RALEIGH, N.C. — Seesawing temperatures across several southern states were gradually melting snow from a wintry storm, but also "transforming slushy roads into treacherous ice" during the morning commute, one governor warned Tuesday.
Sunny skies in North Carolina and Virginia were helping to thaw out snow drifts left behind by the weekend storm, but temperatures were expected to plunge again, refreezing moisture on the roads Wednesday morning. North Carolina's governor also warned that runoff from melting snow could combine with an expected rainstorm this week to increase the flooding threat along some rivers.
The storm was blamed for at least three deaths in North Carolina. Some roofs buckled under the weight of the snow, with a building collapse killing three horses at a farm in Gaston County, North Carolina. Tens of thousands of people were without power in several states.
North Carolina Gov. Roy Cooper urged people in hard-hit areas to still think twice about driving. Secondary roads in some places haven't been plowed and temperatures were expected to dip into the 20s or teens again overnight, creating the potential for icy spots again Wednesday as melted snow refreezes even on roads that have been cleared.

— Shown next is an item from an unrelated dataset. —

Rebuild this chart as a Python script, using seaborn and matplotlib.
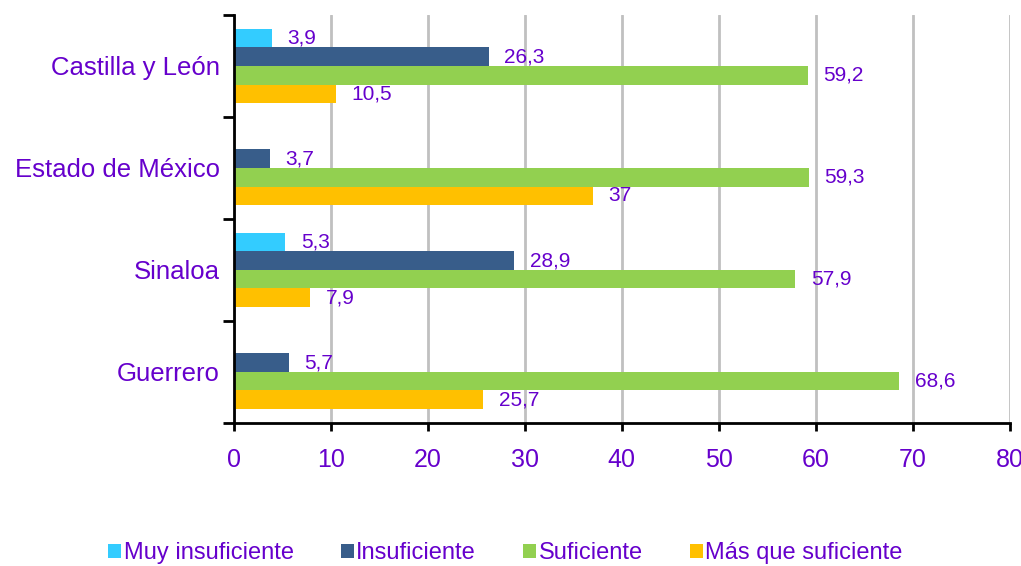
import numpy as np
import pandas as pd
import matplotlib
matplotlib.use("Agg")
import matplotlib.pyplot as plt
import seaborn as sns

# Datos
regiones = ["Castilla y León", "Estado de México", "Sinaloa", "Guerrero"]
series = ["Muy insuficiente", "Insuficiente", "Suficiente", "Más que suficiente"]
muy_insuficiente = [3.9, np.nan, 5.3, np.nan]
insuficiente = [26.3, 3.7, 28.9, 5.7]
suficiente = [59.2, 59.3, 57.9, 68.6]
mas_que_suficiente = [10.5, 37, 7.9, 25.7]
colores = ["#33CCFF", "#385D8A", "#92D050", "#FFC000"]
texto = "#6600CC"

df = pd.DataFrame({
    "region": regiones * 4,
    "serie": [s for s in series for _ in regiones],
    "valor": muy_insuficiente + insuficiente + suficiente + mas_que_suficiente,
})

sns.set_style("white")
plt.rcParams["font.family"] = ["Liberation Sans", "DejaVu Sans"]

fig = plt.figure(figsize=(10.21, 5.66), dpi=100)
ax = fig.add_axes([0.229, 0.253, 0.76, 0.7205])

sns.barplot(data=df, y="region", x="valor", hue="serie", order=regiones,
            hue_order=series, palette=colores, orient="h", width=0.73,
            saturation=1, linewidth=0, ax=ax, legend=True)

# Etiquetas de valores
for cont in ax.containers:
    for barra in cont:
        w = barra.get_width()
        if np.isnan(w) or w == 0:
            continue
        etiqueta = f"{w:g}".replace(".", ",")
        ax.text(w + 1.6, barra.get_y() + barra.get_height() * 0.5, etiqueta,
                va="center", ha="left", fontsize=15, color=texto)

ax.set_xlim(0, 80)
ax.set_ylim(3.5, -0.5)
ax.set_xticks(range(0, 81, 10))
ax.set_xlabel("")
ax.set_ylabel("")
ax.xaxis.grid(True, color="#C0C0C0", linewidth=2)
ax.set_axisbelow(True)
for lado in ["top", "right"]:
    ax.spines[lado].set_visible(False)
for lado in ["left", "bottom"]:
    ax.spines[lado].set_color("black")
    ax.spines[lado].set_linewidth(2)

ax.set_yticks(np.arange(-0.5, 4, 1), minor=True)
ax.tick_params(axis="y", which="major", length=0, labelsize=18.5, labelcolor=texto, pad=10)
ax.tick_params(axis="y", which="minor", length=8, width=2, color="black", left=True)
ax.tick_params(axis="x", which="major", length=6, width=2, color="black",
               labelsize=18, labelcolor=texto, pad=12, bottom=True)

leg = ax.legend(loc="center", bbox_to_anchor=(0.35, -0.32), ncol=4,
                frameon=False, fontsize=17, handlelength=0.55, handleheight=0.55,
                handletextpad=0.1, columnspacing=2.0)
for t in leg.get_texts():
    t.set_color(texto)

fig.savefig("out.png", dpi=100)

"My message is simple: If conditions in your area are still dangerous, don't take the risk," the governor said. "Sit tight and wait for the sunshine and safety."
Overall, the North Carolina Highway Patrol has responded to 2,300 accidents since the storm blew in, with some new accidents reported on spotty patches of ice early Tuesday.
"Frigid temperatures descended on North Carolina last night, transforming slushy roads into treacherous ice," Cooper said Tuesday.
And with rain forecast for Thursday and Friday, Cooper urged residents along rivers to "be alert for any flood warnings from local officials."
Cooper said 60 school districts remain closed after the storm dumped more than 2 feet (0.6 meters) of snow in western parts of the state. A National Weather Service map indicates that more than a third of the state's 100 counties had accumulations of 6 inches (15 centimeters) or more.
The governor said crews have restored power to a half-million North Carolina customers since the height of the storm. As of Tuesday afternoon, about 49,000 outages remained in North Carolina, South Carolina and Virginia, according to the website poweroutage.us.
One positive aspect of the storm came at ski resorts in the region. Beech Mountain Resort in western North Carolina, which had 14 trails open Tuesday, said the storm brought 2 feet (60 centimeters) of new snow. Wintergreen Resort in Virginia offered a similar report on its website Monday: "Up to 20" of snow has blanketed our mountain making for some of the best slope conditions we've seen this early in years."